Tool: Gem: Genome Wide Event Finding And Motif Discovery
gravatar for Ian
8.2 years ago by
University of Manchester, UK
Ian5.7k wrote:

GEM: Genome wide Event finding and Motif discovery



High Resolution Genome Wide Binding Event Finding and Motif Discovery Reveals Transcription Factor Spatial Binding Constraints. Yuchun Guo, Shaun Mahony & David K Gifford, (2012) PLoS Computational Biology 8(8): e1002638.

In the authors' own words:

"GEM is a software tool to study protein-DNA interaction using ChIP-seq/ChIP-exo data. GEM links binding event discovery and motif discovery with positional priors in the context of a generative probabilistic model of ChIP data and genome sequence, resolves ChIP data into explanatory motifs and binding events at unsurpassed spatial resolution."

My summary:

A typical application of motif discovery is to identify short words (or patterns) of DNA sequence that indicate, e.g. where a DNA binding protein binds the genome. Typically the input to this class of programs is a set of short (e.g. 200bp) DNA sequences that come from a ChIP-seq or ChIP-chip experiment. The selection of the length and number of sequences if often very dependent on a whole series of decisions, such as threshold levels during the ChIP-seq "peak calling" step. Many web tools are often constrain the length and number of input sequences.

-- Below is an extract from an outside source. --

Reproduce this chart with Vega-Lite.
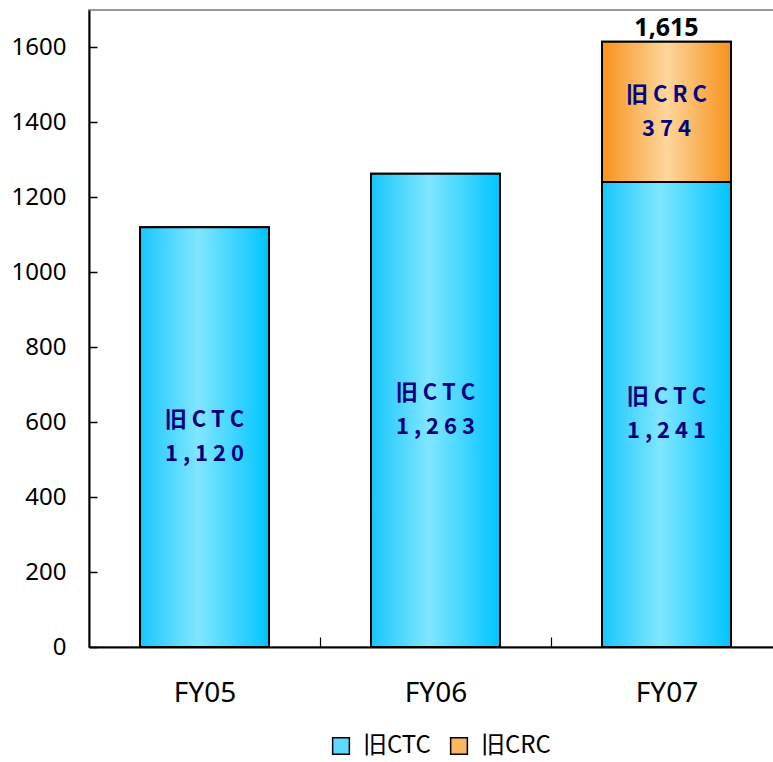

GEM is something new in motif discovery analysis, as it does not require decisions to be made about the sequences to analyse. GEM takes as input the mapped reads from a ChIP-seq experiment and set of control reads if these are present (which they should - my opinion). EDIT: It will then call binding events and discover motifs around the predicted binding sites.

Apart from identifying motifs of interest the tool will also identify patterns of spatial distribution between identified motifs. E.g. if three motifs are discovered GEM will identify patterns of binding between the primary motif (potentially homo-dimer binding) and compare the second and third motif to the primary motif, which can lead to the discovery of co-operative binding events.

I have just touched the surface, so look at the website and read the paper!

The authors are responsive and GEM is already on version 1.1. I at least hope this tool will continue to be developed.